John Webbe erected a tablet very similar to this one in Sarnesfield Church in 1795 to the memory of his other spinster distant cousin Ann Monington, a nun who had left her Hereford estates, including Sarnesfield, to him in 1780. Ann Monington's father Edward's second wife was Bridget Webbe and he died without any male heirs. John Webbe, to whom Ann Monington left the Sarnesfield Estate, was the son of Bridget Webbe's uncle Thomas Webbe of Hammersmith.[30] It appears both bequests came to him due to his having adhered to the Roman Catholic religion, which other cousins in contention for the bequests had deserted, to the displeasure of the legators.
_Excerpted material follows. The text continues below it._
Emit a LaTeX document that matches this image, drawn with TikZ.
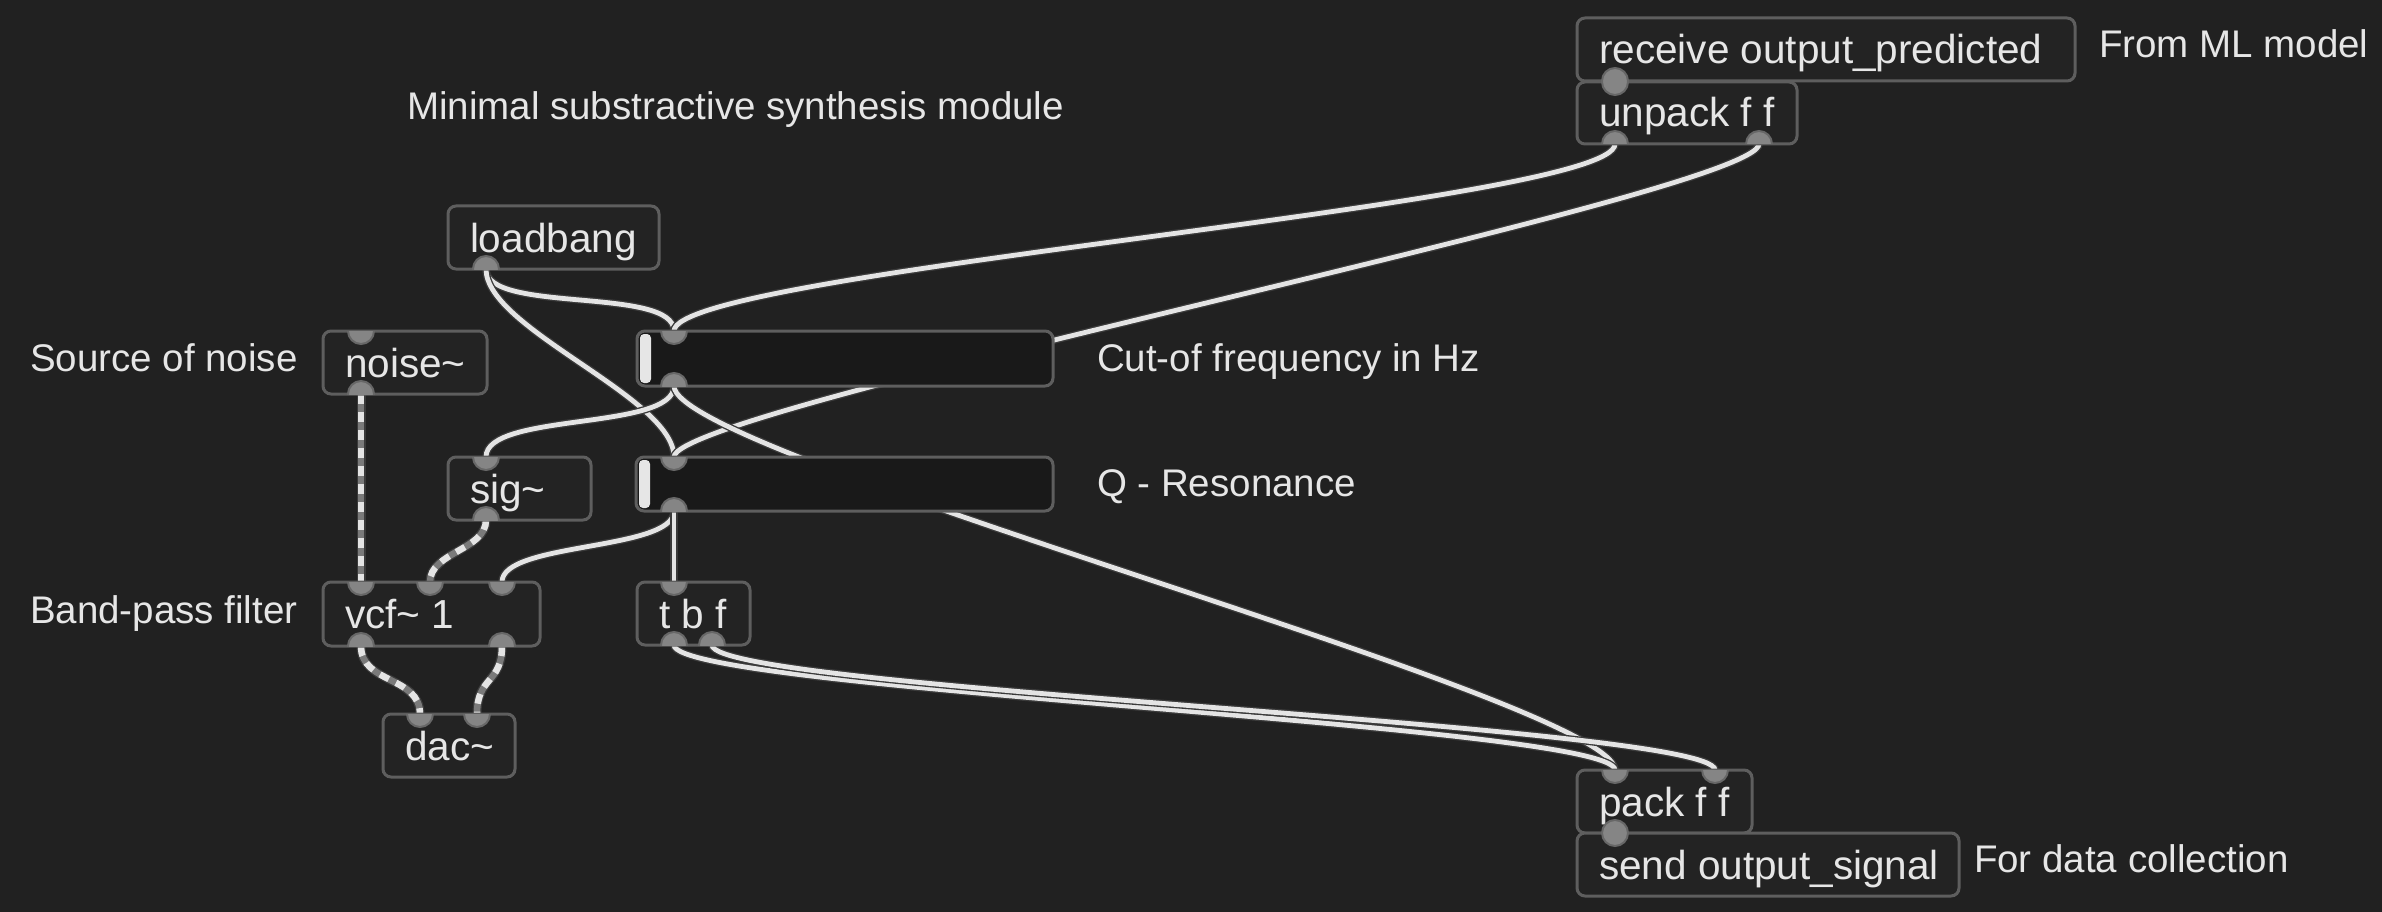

John Webbe-Weston was the son of Thomas Webbe, a linen draper, of York Street, St Paul's, Covent Garden (in the 1740s) and of Brook Green, Hammersmith (in the 1770s) by Ann Tancred, daughter of Thomas Tancred, a woollen draper, of St Paul's, Covent Garden (in 1768) by Frances Gazaigne.[31] Thomas Tancred was the grandson of Sir William Tancred, 2nd Baronet (d.1703) of Aldeborough, Boroughbridge, Yorkshire, by Elizabeth Waldegrave, da. of Charles Waldegrave of Stanninghall, Norfolk, 2nd son of Sir Edward Waldegrave, 1st Baronet.[32] Thomas Webbe's mother was the sister of William Wolffe of St Giles-in-the-Field and Great Haseley, Oxon, who married Frances Weston, aunt of Melior Mary Weston. William Wolffe's mother was Anne Pincheon of Writtle, Essex, daughter of John Pincheon who was the son of Sir Edward Pincheon of Writtle by Dorothy Weston, sister of Richard Weston, 1st Earl of Portland, who shared a common descent with Richard Weston the founder of Sutton Place from a certain Humphrey Weston.[33]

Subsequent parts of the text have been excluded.